И что, найдутся такие лидеры? И когда?
— Пока мы возлагаем большие надежды на G20: то, что G20 должна прийти на смену G8, это серьезное геополитическое изменение, результаты которого, думаю, мы увидим уже в этом году. На самом деле у политиков не так уж много времени. И если они срочно не примут меры, появление новых финансовых пузырей в ближайшее время выглядит абсолютно реалистичным.
С этой точки зрения в условиях кризиса работать хорошо. Потому что все, в том числе политики, понимают: если не сделать то-то и то-то, то будет очень плохо.

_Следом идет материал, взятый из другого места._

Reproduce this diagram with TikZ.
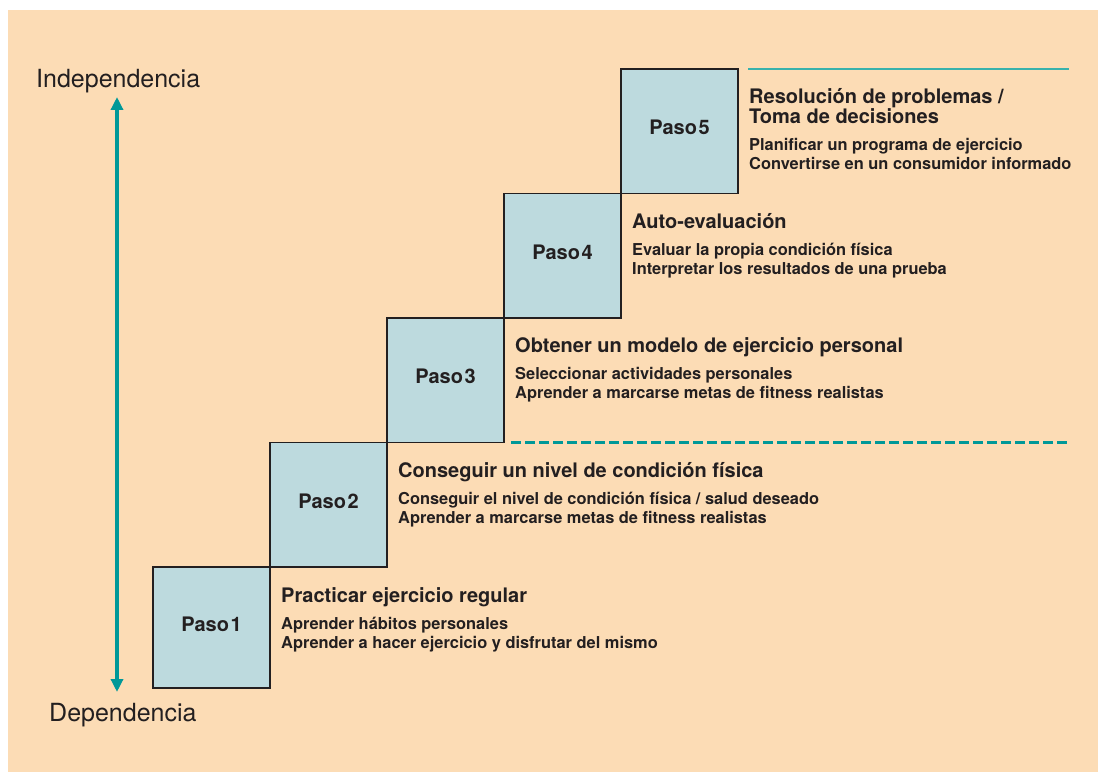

То есть их заставляют сделать то, чего раньше они бы делать не стали. Вот американцы говорят: банкиры оказались финансовыми жуликами, понастроили пирамид и т. д. А я им отвечаю: подождите, а когда у вас Уильям Дональдсон, глава Федеральной комиссии по ценным бумагам и биржам, попытался еще в нормальные, спокойные времена навести порядок на рынке, вы же сами подняли шум и тут же его сняли. А этот человек на самом деле пытался предотвратить появление части нынешних проблем, которые начинали проявляться уже тогда. В хорошие времена сложно что-то менять. В плохие — легче.
Да, Милкена вот в свое время посадили. Да и в прошлом году постоянно шли нападки на потерявших всякий стыд "жирных котов" — представителей финансового сектора. Вы на себе этот новый тренд как-то ощущаете?
— В России, слава богу, этого не ощущается, потому что у нас, если говорить о финансовом рынке, есть другая проблема. Наша проблема не в крупных, а в мелких компаниях, в раздробленности рынка, что особенно заметно в условиях финансового кризиса. В России слишком большое число мелких банков, брокерских и страховых компаний, а в условиях кризиса на первое место выходит надежность. Недокапитализация финансового рынка России — это одна из главных наших бед.
Другое дело, что в целом мы, конечно, видим изменение отношения к представителям финансового сектора, но мне кажется, здесь есть некоторые перегибы, во многом обусловленные желанием перевести стрелки. Проблема гораздо глубже и серьезнее, она не в аппетитах финансистов, а в самой системе подходов к оценке рисков.
Например, тот же Милкен приводил очень интересный пример. В США существует 5 млн фирм, 500 из них имеют рейтинг S&P. А из этих 500 лишь четыре — рейтинг уровня ААА. При этом к моменту кризиса 16 тыс. различных бумаг имели рейтинг ААА. И все они были привязаны к недвижимости.
А каковы в целом ваши прогнозы относительно российского рынка на этот год? Что вы говорите клиентам?
— У меня есть ощущение, что все будет непросто: нас ждет большая волатильность и отсутствие существенного роста. Правда, и особых катаклизмов не предвидится. В 2010 году и Россию, и весь мир ждет поиск новой модели роста и новых точек, которые этот рост будут обеспечивать. Кроме того, я ожидаю открытия новых рынков и появления новых инструментов, которые инвесторы будут покупать, чтобы диверсифицировать свои риски.